* _SUPPLIED MATERIAL_
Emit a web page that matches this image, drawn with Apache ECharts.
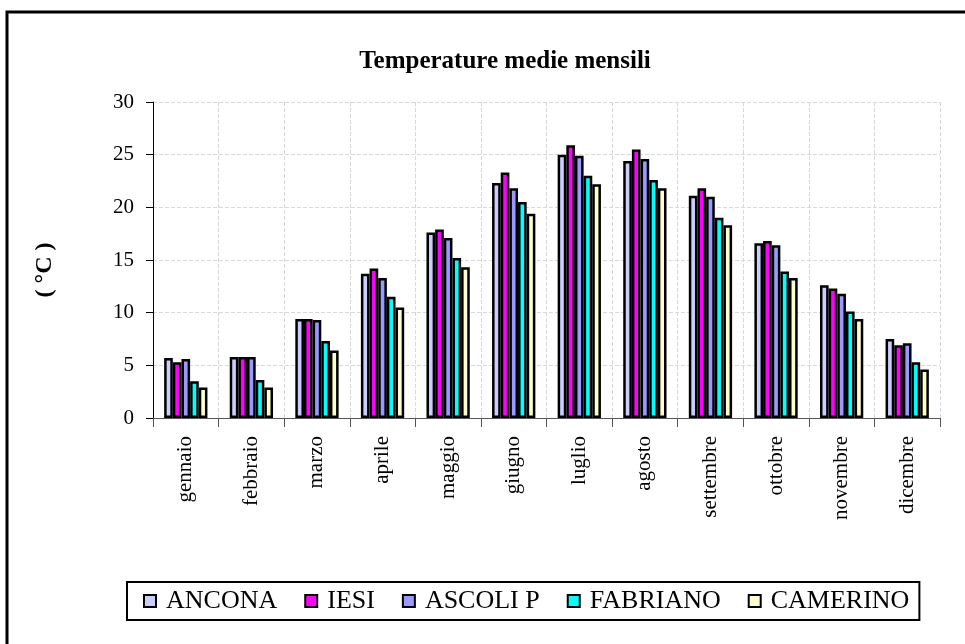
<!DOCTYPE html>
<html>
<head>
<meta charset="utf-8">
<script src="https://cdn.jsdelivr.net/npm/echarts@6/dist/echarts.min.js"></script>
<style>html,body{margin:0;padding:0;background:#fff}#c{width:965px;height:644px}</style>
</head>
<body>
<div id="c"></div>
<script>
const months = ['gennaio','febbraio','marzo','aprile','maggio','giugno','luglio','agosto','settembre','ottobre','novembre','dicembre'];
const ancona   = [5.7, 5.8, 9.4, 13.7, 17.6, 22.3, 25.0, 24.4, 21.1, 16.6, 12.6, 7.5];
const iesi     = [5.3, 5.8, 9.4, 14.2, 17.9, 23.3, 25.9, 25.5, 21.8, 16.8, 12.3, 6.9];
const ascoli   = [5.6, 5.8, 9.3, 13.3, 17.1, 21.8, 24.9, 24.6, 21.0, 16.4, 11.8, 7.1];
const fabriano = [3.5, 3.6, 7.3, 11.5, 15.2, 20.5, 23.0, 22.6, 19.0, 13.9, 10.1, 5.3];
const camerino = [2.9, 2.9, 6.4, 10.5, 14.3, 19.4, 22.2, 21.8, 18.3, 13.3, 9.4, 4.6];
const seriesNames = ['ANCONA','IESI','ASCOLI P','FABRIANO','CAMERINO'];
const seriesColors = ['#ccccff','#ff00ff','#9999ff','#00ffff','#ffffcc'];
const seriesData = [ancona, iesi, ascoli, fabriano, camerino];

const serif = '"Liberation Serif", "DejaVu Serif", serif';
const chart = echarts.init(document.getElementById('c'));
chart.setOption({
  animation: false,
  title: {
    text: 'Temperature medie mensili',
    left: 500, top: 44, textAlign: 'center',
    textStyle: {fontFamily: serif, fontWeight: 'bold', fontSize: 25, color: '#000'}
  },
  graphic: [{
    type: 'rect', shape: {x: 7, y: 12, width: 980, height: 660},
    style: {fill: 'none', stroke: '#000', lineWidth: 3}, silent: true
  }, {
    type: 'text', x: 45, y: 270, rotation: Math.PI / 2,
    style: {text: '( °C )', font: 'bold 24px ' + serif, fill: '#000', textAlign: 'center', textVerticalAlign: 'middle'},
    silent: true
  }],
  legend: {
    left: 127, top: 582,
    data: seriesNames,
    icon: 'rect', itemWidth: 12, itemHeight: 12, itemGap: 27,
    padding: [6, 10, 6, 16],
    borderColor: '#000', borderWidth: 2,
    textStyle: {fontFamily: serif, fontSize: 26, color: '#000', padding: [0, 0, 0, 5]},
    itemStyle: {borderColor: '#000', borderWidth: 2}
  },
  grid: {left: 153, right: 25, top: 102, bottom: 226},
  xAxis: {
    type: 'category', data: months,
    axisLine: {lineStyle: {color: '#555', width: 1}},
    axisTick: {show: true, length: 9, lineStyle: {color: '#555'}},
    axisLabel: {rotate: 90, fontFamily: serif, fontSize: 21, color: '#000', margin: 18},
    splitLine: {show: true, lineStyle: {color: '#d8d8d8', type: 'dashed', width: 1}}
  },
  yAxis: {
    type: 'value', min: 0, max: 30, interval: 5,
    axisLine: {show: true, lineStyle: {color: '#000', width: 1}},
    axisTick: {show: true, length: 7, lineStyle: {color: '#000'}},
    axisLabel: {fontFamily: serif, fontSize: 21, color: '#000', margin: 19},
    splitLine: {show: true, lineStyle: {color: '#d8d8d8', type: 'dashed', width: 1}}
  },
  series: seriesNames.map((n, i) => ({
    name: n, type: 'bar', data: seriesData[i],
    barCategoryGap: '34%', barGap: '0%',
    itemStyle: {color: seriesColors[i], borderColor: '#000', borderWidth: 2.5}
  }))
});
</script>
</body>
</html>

* _PROBLEM DESCRIPTION_
Write out again every line above exactly as given; the pictures do not belong in the copy.

* _SOLUTION FOR THIS TASK_
Emit a web page that matches this image, drawn with Apache ECharts.
<!DOCTYPE html>
<html>
<head>
<meta charset="utf-8">
<script src="https://cdn.jsdelivr.net/npm/echarts@6/dist/echarts.min.js"></script>
<style>html,body{margin:0;padding:0;background:#fff}#c{width:965px;height:644px}</style>
</head>
<body>
<div id="c"></div>
<script>
const months = ['gennaio','febbraio','marzo','aprile','maggio','giugno','luglio','agosto','settembre','ottobre','novembre','dicembre'];
const ancona   = [5.7, 5.8, 9.4, 13.7, 17.6, 22.3, 25.0, 24.4, 21.1, 16.6, 12.6, 7.5];
const iesi     = [5.3, 5.8, 9.4, 14.2, 17.9, 23.3, 25.9, 25.5, 21.8, 16.8, 12.3, 6.9];
const ascoli   = [5.6, 5.8, 9.3, 13.3, 17.1, 21.8, 24.9, 24.6, 21.0, 16.4, 11.8, 7.1];
const fabriano = [3.5, 3.6, 7.3, 11.5, 15.2, 20.5, 23.0, 22.6, 19.0, 13.9, 10.1, 5.3];
const camerino = [2.9, 2.9, 6.4, 10.5, 14.3, 19.4, 22.2, 21.8, 18.3, 13.3, 9.4, 4.6];
const seriesNames = ['ANCONA','IESI','ASCOLI P','FABRIANO','CAMERINO'];
const seriesColors = ['#ccccff','#ff00ff','#9999ff','#00ffff','#ffffcc'];
const seriesData = [ancona, iesi, ascoli, fabriano, camerino];

const serif = '"Liberation Serif", "DejaVu Serif", serif';
const chart = echarts.init(document.getElementById('c'));
chart.setOption({
  animation: false,
  title: {
    text: 'Temperature medie mensili',
    left: 500, top: 44, textAlign: 'center',
    textStyle: {fontFamily: serif, fontWeight: 'bold', fontSize: 25, color: '#000'}
  },
  graphic: [{
    type: 'rect', shape: {x: 7, y: 12, width: 980, height: 660},
    style: {fill: 'none', stroke: '#000', lineWidth: 3}, silent: true
  }, {
    type: 'text', x: 45, y: 270, rotation: Math.PI / 2,
    style: {text: '( °C )', font: 'bold 24px ' + serif, fill: '#000', textAlign: 'center', textVerticalAlign: 'middle'},
    silent: true
  }],
  legend: {
    left: 127, top: 582,
    data: seriesNames,
    icon: 'rect', itemWidth: 12, itemHeight: 12, itemGap: 27,
    padding: [6, 10, 6, 16],
    borderColor: '#000', borderWidth: 2,
    textStyle: {fontFamily: serif, fontSize: 26, color: '#000', padding: [0, 0, 0, 5]},
    itemStyle: {borderColor: '#000', borderWidth: 2}
  },
  grid: {left: 153, right: 25, top: 102, bottom: 226},
  xAxis: {
    type: 'category', data: months,
    axisLine: {lineStyle: {color: '#555', width: 1}},
    axisTick: {show: true, length: 9, lineStyle: {color: '#555'}},
    axisLabel: {rotate: 90, fontFamily: serif, fontSize: 21, color: '#000', margin: 18},
    splitLine: {show: true, lineStyle: {color: '#d8d8d8', type: 'dashed', width: 1}}
  },
  yAxis: {
    type: 'value', min: 0, max: 30, interval: 5,
    axisLine: {show: true, lineStyle: {color: '#000', width: 1}},
    axisTick: {show: true, length: 7, lineStyle: {color: '#000'}},
    axisLabel: {fontFamily: serif, fontSize: 21, color: '#000', margin: 19},
    splitLine: {show: true, lineStyle: {color: '#d8d8d8', type: 'dashed', width: 1}}
  },
  series: seriesNames.map((n, i) => ({
    name: n, type: 'bar', data: seriesData[i],
    barCategoryGap: '34%', barGap: '0%',
    itemStyle: {color: seriesColors[i], borderColor: '#000', borderWidth: 2.5}
  }))
});
</script>
</body>
</html>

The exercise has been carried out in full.